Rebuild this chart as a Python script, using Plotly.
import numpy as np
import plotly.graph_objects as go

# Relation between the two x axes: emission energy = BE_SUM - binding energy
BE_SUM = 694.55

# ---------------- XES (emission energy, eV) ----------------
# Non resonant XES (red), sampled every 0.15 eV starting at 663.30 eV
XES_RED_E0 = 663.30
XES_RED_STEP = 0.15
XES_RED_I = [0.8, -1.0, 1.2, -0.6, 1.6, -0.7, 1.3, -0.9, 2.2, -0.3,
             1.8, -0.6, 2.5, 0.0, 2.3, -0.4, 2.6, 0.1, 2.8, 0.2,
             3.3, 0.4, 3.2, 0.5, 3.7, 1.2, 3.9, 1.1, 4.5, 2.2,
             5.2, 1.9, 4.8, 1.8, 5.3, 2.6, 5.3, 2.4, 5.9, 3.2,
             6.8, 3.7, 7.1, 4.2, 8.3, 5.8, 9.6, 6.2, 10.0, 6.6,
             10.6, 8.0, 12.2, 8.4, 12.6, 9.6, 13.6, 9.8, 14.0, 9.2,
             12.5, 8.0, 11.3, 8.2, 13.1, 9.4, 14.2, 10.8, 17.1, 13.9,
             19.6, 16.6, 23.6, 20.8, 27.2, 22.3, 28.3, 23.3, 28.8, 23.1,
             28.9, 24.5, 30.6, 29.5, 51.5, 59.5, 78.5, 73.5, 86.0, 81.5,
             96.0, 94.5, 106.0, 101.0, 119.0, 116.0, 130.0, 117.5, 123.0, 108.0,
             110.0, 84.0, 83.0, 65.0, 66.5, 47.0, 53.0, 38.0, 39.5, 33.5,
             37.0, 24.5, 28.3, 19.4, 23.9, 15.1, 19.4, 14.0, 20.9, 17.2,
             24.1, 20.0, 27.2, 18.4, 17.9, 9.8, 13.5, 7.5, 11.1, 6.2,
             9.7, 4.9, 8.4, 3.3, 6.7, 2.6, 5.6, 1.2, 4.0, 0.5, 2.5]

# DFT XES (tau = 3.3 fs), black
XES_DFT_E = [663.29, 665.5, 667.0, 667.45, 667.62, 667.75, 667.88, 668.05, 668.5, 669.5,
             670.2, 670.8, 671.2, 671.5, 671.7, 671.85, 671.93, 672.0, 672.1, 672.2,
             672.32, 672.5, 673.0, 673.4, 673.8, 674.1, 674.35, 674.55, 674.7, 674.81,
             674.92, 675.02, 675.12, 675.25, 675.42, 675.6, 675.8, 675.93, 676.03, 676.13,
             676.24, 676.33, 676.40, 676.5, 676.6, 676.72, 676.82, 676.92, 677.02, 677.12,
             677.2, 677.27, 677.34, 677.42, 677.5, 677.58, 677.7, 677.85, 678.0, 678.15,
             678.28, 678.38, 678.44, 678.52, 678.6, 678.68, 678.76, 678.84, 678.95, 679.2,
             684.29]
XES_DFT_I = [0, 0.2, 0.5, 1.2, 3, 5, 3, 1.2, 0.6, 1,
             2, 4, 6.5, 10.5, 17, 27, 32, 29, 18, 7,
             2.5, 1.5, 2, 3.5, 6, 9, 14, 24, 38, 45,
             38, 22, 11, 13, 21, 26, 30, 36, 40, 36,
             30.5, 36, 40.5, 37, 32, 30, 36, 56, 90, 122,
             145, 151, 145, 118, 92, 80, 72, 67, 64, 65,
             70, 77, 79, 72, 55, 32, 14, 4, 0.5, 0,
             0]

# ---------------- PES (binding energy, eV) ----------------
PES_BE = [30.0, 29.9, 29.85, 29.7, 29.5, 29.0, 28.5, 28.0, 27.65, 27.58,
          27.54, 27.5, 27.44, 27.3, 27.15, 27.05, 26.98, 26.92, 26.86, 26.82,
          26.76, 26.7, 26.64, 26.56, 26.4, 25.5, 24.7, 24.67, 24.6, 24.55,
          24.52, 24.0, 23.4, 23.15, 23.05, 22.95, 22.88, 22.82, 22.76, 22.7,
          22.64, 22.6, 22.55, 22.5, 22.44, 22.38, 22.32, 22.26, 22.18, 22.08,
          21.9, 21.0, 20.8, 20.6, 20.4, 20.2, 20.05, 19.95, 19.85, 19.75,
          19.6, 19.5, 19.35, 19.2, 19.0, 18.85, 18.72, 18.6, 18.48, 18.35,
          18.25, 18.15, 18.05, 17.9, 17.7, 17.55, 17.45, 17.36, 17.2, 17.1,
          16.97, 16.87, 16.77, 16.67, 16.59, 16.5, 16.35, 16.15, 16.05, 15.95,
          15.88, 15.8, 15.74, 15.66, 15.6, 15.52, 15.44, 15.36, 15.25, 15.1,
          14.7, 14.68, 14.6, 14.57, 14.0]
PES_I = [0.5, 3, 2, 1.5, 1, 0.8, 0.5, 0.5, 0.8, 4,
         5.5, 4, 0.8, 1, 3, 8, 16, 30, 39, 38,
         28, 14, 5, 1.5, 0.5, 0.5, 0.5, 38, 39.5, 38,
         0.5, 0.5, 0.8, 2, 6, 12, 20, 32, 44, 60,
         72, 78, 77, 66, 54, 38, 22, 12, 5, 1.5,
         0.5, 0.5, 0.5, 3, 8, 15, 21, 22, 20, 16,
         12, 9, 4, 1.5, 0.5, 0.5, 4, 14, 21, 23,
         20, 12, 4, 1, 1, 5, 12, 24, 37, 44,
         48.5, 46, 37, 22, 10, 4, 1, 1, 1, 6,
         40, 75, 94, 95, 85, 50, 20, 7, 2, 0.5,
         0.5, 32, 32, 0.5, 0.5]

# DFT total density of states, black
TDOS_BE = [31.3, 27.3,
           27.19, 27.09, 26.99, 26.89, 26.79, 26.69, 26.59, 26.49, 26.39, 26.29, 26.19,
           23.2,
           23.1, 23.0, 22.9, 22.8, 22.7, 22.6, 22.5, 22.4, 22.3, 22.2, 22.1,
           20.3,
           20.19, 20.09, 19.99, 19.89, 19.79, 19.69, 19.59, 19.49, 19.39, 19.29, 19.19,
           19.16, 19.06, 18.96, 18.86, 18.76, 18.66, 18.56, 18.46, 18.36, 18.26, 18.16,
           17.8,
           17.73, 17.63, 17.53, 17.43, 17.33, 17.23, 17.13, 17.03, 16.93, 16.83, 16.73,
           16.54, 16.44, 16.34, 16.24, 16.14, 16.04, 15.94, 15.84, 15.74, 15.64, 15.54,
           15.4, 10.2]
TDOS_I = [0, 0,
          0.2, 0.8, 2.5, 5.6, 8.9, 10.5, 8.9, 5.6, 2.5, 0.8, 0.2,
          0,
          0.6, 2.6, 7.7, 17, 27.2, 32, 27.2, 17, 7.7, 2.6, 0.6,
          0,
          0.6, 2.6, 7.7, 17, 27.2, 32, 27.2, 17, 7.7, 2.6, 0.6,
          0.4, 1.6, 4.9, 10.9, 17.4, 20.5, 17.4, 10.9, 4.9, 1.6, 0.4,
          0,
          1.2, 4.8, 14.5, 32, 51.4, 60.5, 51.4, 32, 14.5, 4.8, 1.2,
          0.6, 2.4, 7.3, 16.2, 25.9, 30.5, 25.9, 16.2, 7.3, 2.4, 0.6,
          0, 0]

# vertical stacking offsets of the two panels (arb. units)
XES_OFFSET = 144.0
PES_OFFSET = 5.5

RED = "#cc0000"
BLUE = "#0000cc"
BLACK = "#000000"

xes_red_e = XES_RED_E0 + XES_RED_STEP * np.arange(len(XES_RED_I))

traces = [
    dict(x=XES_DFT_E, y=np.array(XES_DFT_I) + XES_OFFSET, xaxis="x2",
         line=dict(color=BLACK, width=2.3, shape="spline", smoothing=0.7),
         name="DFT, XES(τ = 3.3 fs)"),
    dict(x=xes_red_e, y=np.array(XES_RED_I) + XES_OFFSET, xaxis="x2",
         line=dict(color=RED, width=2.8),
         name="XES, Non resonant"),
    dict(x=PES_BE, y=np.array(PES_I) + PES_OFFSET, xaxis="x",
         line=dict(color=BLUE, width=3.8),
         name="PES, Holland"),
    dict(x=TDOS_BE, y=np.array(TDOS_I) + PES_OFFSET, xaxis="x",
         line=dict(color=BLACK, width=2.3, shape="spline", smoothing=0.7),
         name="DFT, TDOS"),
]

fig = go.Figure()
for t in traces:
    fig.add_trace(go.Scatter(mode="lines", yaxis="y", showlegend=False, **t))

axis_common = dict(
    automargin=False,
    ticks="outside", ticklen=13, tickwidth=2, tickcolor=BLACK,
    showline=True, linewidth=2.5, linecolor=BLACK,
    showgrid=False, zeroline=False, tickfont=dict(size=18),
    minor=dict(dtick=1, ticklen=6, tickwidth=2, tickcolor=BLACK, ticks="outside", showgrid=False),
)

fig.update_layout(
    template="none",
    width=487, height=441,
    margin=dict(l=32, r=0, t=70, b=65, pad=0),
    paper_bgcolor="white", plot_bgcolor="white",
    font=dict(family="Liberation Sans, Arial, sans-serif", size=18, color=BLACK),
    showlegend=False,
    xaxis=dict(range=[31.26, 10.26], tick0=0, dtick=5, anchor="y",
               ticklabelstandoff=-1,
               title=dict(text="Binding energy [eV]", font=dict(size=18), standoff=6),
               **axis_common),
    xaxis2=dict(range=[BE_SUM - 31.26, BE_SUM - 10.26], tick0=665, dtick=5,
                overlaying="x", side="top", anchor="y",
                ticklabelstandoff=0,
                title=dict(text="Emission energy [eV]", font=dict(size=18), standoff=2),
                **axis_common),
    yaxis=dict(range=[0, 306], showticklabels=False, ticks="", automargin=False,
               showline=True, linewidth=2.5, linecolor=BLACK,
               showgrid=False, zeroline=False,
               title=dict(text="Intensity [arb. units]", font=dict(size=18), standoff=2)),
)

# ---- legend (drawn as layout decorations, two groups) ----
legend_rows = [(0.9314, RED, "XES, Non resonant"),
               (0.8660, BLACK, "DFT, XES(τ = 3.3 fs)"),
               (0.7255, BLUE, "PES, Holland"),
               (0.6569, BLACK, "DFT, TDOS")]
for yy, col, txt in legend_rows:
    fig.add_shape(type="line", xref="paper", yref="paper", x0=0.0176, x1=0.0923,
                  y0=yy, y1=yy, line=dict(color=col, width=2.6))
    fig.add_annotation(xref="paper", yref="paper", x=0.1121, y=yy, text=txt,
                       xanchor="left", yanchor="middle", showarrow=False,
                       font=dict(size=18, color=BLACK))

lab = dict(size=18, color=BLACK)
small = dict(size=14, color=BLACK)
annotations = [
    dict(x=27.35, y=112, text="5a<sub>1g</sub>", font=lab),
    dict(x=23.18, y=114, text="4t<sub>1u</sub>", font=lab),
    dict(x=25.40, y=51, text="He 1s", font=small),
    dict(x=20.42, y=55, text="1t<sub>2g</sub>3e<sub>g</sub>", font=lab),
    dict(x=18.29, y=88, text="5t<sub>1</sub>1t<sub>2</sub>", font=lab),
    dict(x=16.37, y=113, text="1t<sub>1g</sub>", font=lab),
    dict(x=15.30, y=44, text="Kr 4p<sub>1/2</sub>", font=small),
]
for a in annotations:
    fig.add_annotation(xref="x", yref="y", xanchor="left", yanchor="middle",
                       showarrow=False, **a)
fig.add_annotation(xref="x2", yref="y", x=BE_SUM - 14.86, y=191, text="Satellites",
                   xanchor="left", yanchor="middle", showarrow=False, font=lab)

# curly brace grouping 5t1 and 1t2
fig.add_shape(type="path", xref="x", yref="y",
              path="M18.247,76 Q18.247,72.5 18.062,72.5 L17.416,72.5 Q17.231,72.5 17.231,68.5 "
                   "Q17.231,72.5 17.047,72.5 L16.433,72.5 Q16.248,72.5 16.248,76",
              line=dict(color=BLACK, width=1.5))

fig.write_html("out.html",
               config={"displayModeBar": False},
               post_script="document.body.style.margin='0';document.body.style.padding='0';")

Directions for this task: Return nothing but the lines from the start of the listing above through the line containing "9.7, 4.9, 8.4, 3.3, 6.7, 2.6, 5.6, 1.2, 4.0, 0.5, 2.5]", exactly as given.

In response:
Rebuild this chart as a Python script, using Plotly.
import numpy as np
import plotly.graph_objects as go

# Relation between the two x axes: emission energy = BE_SUM - binding energy
BE_SUM = 694.55

# ---------------- XES (emission energy, eV) ----------------
# Non resonant XES (red), sampled every 0.15 eV starting at 663.30 eV
XES_RED_E0 = 663.30
XES_RED_STEP = 0.15
XES_RED_I = [0.8, -1.0, 1.2, -0.6, 1.6, -0.7, 1.3, -0.9, 2.2, -0.3,
             1.8, -0.6, 2.5, 0.0, 2.3, -0.4, 2.6, 0.1, 2.8, 0.2,
             3.3, 0.4, 3.2, 0.5, 3.7, 1.2, 3.9, 1.1, 4.5, 2.2,
             5.2, 1.9, 4.8, 1.8, 5.3, 2.6, 5.3, 2.4, 5.9, 3.2,
             6.8, 3.7, 7.1, 4.2, 8.3, 5.8, 9.6, 6.2, 10.0, 6.6,
             10.6, 8.0, 12.2, 8.4, 12.6, 9.6, 13.6, 9.8, 14.0, 9.2,
             12.5, 8.0, 11.3, 8.2, 13.1, 9.4, 14.2, 10.8, 17.1, 13.9,
             19.6, 16.6, 23.6, 20.8, 27.2, 22.3, 28.3, 23.3, 28.8, 23.1,
             28.9, 24.5, 30.6, 29.5, 51.5, 59.5, 78.5, 73.5, 86.0, 81.5,
             96.0, 94.5, 106.0, 101.0, 119.0, 116.0, 130.0, 117.5, 123.0, 108.0,
             110.0, 84.0, 83.0, 65.0, 66.5, 47.0, 53.0, 38.0, 39.5, 33.5,
             37.0, 24.5, 28.3, 19.4, 23.9, 15.1, 19.4, 14.0, 20.9, 17.2,
             24.1, 20.0, 27.2, 18.4, 17.9, 9.8, 13.5, 7.5, 11.1, 6.2,
             9.7, 4.9, 8.4, 3.3, 6.7, 2.6, 5.6, 1.2, 4.0, 0.5, 2.5]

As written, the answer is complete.